The French base currently hosts four of the vessels, termed “SSBNs” for submarine ballistic nuclear missiles, from the Triomphant class. Each French submarine carries 16 vertically launched M45 or M51 ballistic missiles manufactured by EADS Space Transportation. The French nuclear deterrent can be regarded as more truly independent than the UK’s, as its missiles and warheads are both domestic products, in contrast to the UK, which has considerable US involvement with even the non-nuclear part of the Trident warheads.

In the US, Kings Bay itself was only constructed as a specialist SSBN base in the late 1970s, after a new United States naval-basing agreement with Spain included the withdrawal of its fleet ballistic-missile submarine squadron from the base at Rota, in Spain.

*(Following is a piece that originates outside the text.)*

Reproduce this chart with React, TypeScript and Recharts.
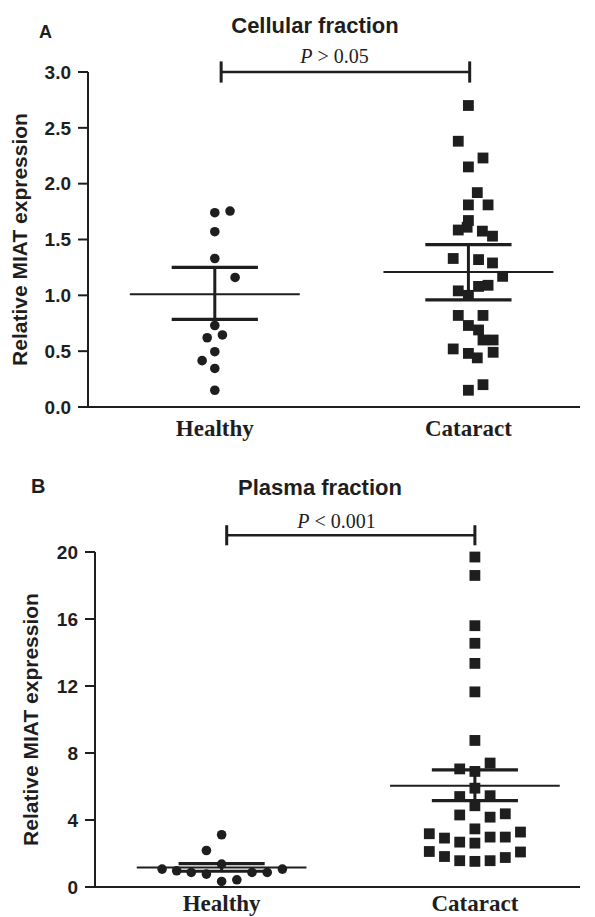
import React from 'react';
import { ScatterChart, Scatter, XAxis, YAxis, ReferenceLine } from 'recharts';

const INK = '#1e1e1e';
const SANS = '"Liberation Sans", Arial, Helvetica, sans-serif';
const SERIF = '"Liberation Serif", "Times New Roman", Times, serif';

const groups = ['Healthy', 'Cataract'];
const groupX = [1, 3];

// Panel A - cellular fraction
const cellularTicks = [0, 0.5, 1.0, 1.5, 2.0, 2.5, 3.0];
const cellularHealthy = [1.74, 1.755, 1.57, 1.33, 1.16, 0.73, 0.62, 0.645, 0.495, 0.415, 0.345, 0.15];
const cellularHealthyJitter = [0, 0.12, 0, 0, 0.16, 0, -0.06, 0.06, 0, -0.1, 0, 0];
const cellularCataract = [2.7, 2.38, 2.23, 2.15, 1.92, 1.81, 1.81, 1.67, 1.61, 1.585, 1.575, 1.53, 1.33, 1.32, 1.29, 1.17, 1.09, 1.08, 1.04, 1.0, 0.82, 0.82, 0.73, 0.69, 0.6, 0.6, 0.52, 0.49, 0.48, 0.44, 0.2, 0.15];
const cellularCataractJitter = [0, -0.08, 0.115, 0, 0.07, 0, 0.155, 0, -0.01, -0.08, 0.11, 0.19, -0.12, 0.08, 0.19, 0.27, 0.155, 0.08, -0.08, 0, -0.08, 0.115, 0, 0.08, 0.115, 0.195, -0.12, 0.195, 0, 0.07, 0.115, 0];
const cellularMean = [1.01, 1.21];
const cellularSemLow = [0.785, 0.96];
const cellularSemHigh = [1.25, 1.455];

// Panel B - plasma fraction
const plasmaTicks = [0, 4, 8, 12, 16, 20];
const plasmaHealthy = [3.12, 2.18, 1.37, 1.07, 0.97, 0.87, 0.77, 0.87, 0.87, 1.07, 0.33, 0.43];
const plasmaHealthyJitter = [0, -0.12, 0, -0.47, -0.355, -0.24, -0.12, 0.24, 0.36, 0.48, 0, 0.12];
const plasmaCataract = [19.7, 18.6, 15.6, 14.55, 13.35, 11.65, 8.75, 7.4, 7.05, 6.9, 5.9, 5.45, 5.4, 4.85, 4.37, 4.3, 4.17, 3.47, 3.28, 3.18, 2.98, 2.98, 2.92, 2.68, 2.62, 2.12, 2.09, 1.82, 1.76, 1.57, 1.57, 1.53];
const plasmaCataractJitter = [0, 0, 0, 0, 0, 0, 0, 0.12, -0.12, 0, 0, 0.12, -0.12, 0, 0.24, -0.12, 0.12, 0, 0.36, -0.36, 0.12, 0.24, -0.24, -0.12, 0, -0.36, 0.36, -0.24, 0.24, -0.12, 0.12, 0];
const plasmaMean = [1.17, 6.05];
const plasmaSemLow = [0.94, 5.16];
const plasmaSemHigh = [1.4, 6.99];

const toPoints = (vals: number[], jitter: number[], gx: number) =>
  vals.map((y, i) => ({ x: gx + (jitter[i] || 0), y }));

const DotShape = (p: any) => <circle cx={p.cx} cy={p.cy} r={4.8} fill={INK} />;
const SquareShape = (p: any) => (
  <rect x={p.cx - 5.4} y={p.cy - 5.4} width={10.8} height={10.8} fill={INK} />
);

type PanelProps = {
  height: number;
  margin: { top: number; right: number; bottom: number; left: number };
  yWidth: number;
  xDomain: [number, number];
  yDomain: [number, number];
  yTicks: number[];
  yFmt: (v: number) => string;
  healthy: { x: number; y: number }[];
  cataract: { x: number; y: number }[];
  mean: number[];
  semLow: number[];
  semHigh: number[];
  bracket: { x1: number; x2: number; y: number; half: number };
  labelOffset: number;
  xTickMargin: number;
};

function Panel(props: PanelProps) {
  const { height, margin, yWidth, xDomain, yDomain, yTicks, yFmt, healthy, cataract, mean, semLow, semHigh, bracket, labelOffset, xTickMargin } = props;
  return (
    <ScatterChart width={595} height={height} margin={margin}>
      <XAxis
        type="number"
        dataKey="x"
        domain={xDomain}
        ticks={groupX}
        interval={0}
        tickFormatter={(v: number) => groups[groupX.indexOf(v)] ?? ''}
        axisLine={{ stroke: INK, strokeWidth: 2 }}
        tickLine={false}
        tickSize={6}
        tickMargin={xTickMargin}
        height={30}
        tick={{ fontFamily: SERIF, fontWeight: 700, fontSize: 23, fill: INK }}
      />
      <YAxis
        type="number"
        dataKey="y"
        domain={yDomain}
        ticks={yTicks}
        interval={0}
        width={yWidth}
        tickFormatter={yFmt}
        axisLine={{ stroke: INK, strokeWidth: 2 }}
        tickLine={{ stroke: INK, strokeWidth: 2 }}
        tickSize={10}
        tickMargin={7}
        tick={{ fontFamily: SANS, fontWeight: 700, fontSize: 19, fill: INK }}
        label={{
          value: 'Relative MIAT expression',
          angle: -90,
          position: 'insideLeft',
          offset: labelOffset,
          style: { textAnchor: 'middle', fontFamily: SANS, fontWeight: 700, fontSize: 21, fill: INK },
        }}
      />
      {groupX.map((gx, i) => (
        <ReferenceLine key={`m${i}`} segment={[{ x: gx - 0.67, y: mean[i] }, { x: gx + 0.67, y: mean[i] }]} stroke={INK} strokeWidth={2} />
      ))}
      {groupX.map((gx, i) => (
        <ReferenceLine key={`h${i}`} segment={[{ x: gx - 0.34, y: semHigh[i] }, { x: gx + 0.34, y: semHigh[i] }]} stroke={INK} strokeWidth={3.2} />
      ))}
      {groupX.map((gx, i) => (
        <ReferenceLine key={`l${i}`} segment={[{ x: gx - 0.34, y: semLow[i] }, { x: gx + 0.34, y: semLow[i] }]} stroke={INK} strokeWidth={3.2} />
      ))}
      {groupX.map((gx, i) => (
        <ReferenceLine key={`v${i}`} segment={[{ x: gx, y: semLow[i] }, { x: gx, y: semHigh[i] }]} stroke={INK} strokeWidth={3} />
      ))}
      <ReferenceLine ifOverflow="visible" segment={[{ x: bracket.x1, y: bracket.y }, { x: bracket.x2, y: bracket.y }]} stroke={INK} strokeWidth={2.5} />
      <ReferenceLine ifOverflow="visible" segment={[{ x: bracket.x1, y: bracket.y - bracket.half }, { x: bracket.x1, y: bracket.y + bracket.half }]} stroke={INK} strokeWidth={3} />
      <ReferenceLine ifOverflow="visible" segment={[{ x: bracket.x2, y: bracket.y - bracket.half }, { x: bracket.x2, y: bracket.y + bracket.half }]} stroke={INK} strokeWidth={3} />
      <Scatter data={healthy} shape={DotShape} isAnimationActive={false} />
      <Scatter data={cataract} shape={SquareShape} isAnimationActive={false} />
    </ScatterChart>
  );
}

export default function App() {
  return (
    <div style={{ position: 'absolute', left: 0, top: 0, width: 595, height: 917, background: '#fff', overflow: 'hidden' }}>
      <div style={{ position: 'absolute', left: 0, top: 0 }}>
        <Panel
          height={450}
          margin={{ top: 72, right: 15, bottom: 13, left: 0 }}
          yWidth={88}
          xDomain={[0, 3.88]}
          yDomain={[0, 3]}
          yTicks={cellularTicks}
          yFmt={(v) => v.toFixed(1)}
          healthy={toPoints(cellularHealthy, cellularHealthyJitter, groupX[0])}
          cataract={toPoints(cellularCataract, cellularCataractJitter, groupX[1])}
          mean={cellularMean}
          semLow={cellularSemLow}
          semHigh={cellularSemHigh}
          bracket={{ x1: 1.05, x2: 3.01, y: 3.0, half: 0.095 }}
          labelOffset={19.5}
          xTickMargin={7}
        />
      </div>
      <div style={{ position: 'absolute', left: 0, top: 450 }}>
        <Panel
          height={467}
          margin={{ top: 102, right: 15, bottom: 0, left: 0 }}
          yWidth={95}
          xDomain={[0, 3.83]}
          yDomain={[0, 20]}
          yTicks={plasmaTicks}
          yFmt={(v) => String(v)}
          healthy={toPoints(plasmaHealthy, plasmaHealthyJitter, groupX[0])}
          cataract={toPoints(plasmaCataract, plasmaCataractJitter, groupX[1])}
          mean={plasmaMean}
          semLow={plasmaSemLow}
          semHigh={plasmaSemHigh}
          bracket={{ x1: 1.04, x2: 3.0, y: 21.0, half: 0.6 }}
          labelOffset={31}
          xTickMargin={2}
        />
      </div>
      <svg width={595} height={917} style={{ position: 'absolute', left: 0, top: 0, pointerEvents: 'none' }}>
        <text x={39} y={38} fontFamily={SANS} fontWeight={700} fontSize={18} fill={INK}>A</text>
        <text x={315} y={33} textAnchor="middle" fontFamily={SANS} fontWeight={700} fontSize={22} fill={INK}>Cellular fraction</text>
        <text x={334.5} y={63} textAnchor="middle" fontFamily={SERIF} fontSize={20} fill={INK}>
          <tspan fontStyle="italic">P</tspan> &gt; 0.05
        </text>
        <text x={31} y={493} fontFamily={SANS} fontWeight={700} fontSize={20} fill={INK}>B</text>
        <text x={320} y={495} textAnchor="middle" fontFamily={SANS} fontWeight={700} fontSize={22} fill={INK}>Plasma fraction</text>
        <text x={336.5} y={528} textAnchor="middle" fontFamily={SERIF} fontSize={20} fill={INK}>
          <tspan fontStyle="italic">P</tspan> &lt; 0.001
        </text>
      </svg>
    </div>
  );
}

The Trident Training Facility (TTF) at the base provides technical training to sailors in the operation and maintenance of Trident ballistic-missile submarines and guided-missile submarines and systems.

The UK currently leases its Trident II D-5 missiles from the US, but they are actually held with the Atlantic squadron of the US Navy’s Ohio-class SSBNs at Kings Bay. The store is “co-mingled” and missiles are selected at random for loading onto either country’s submarines.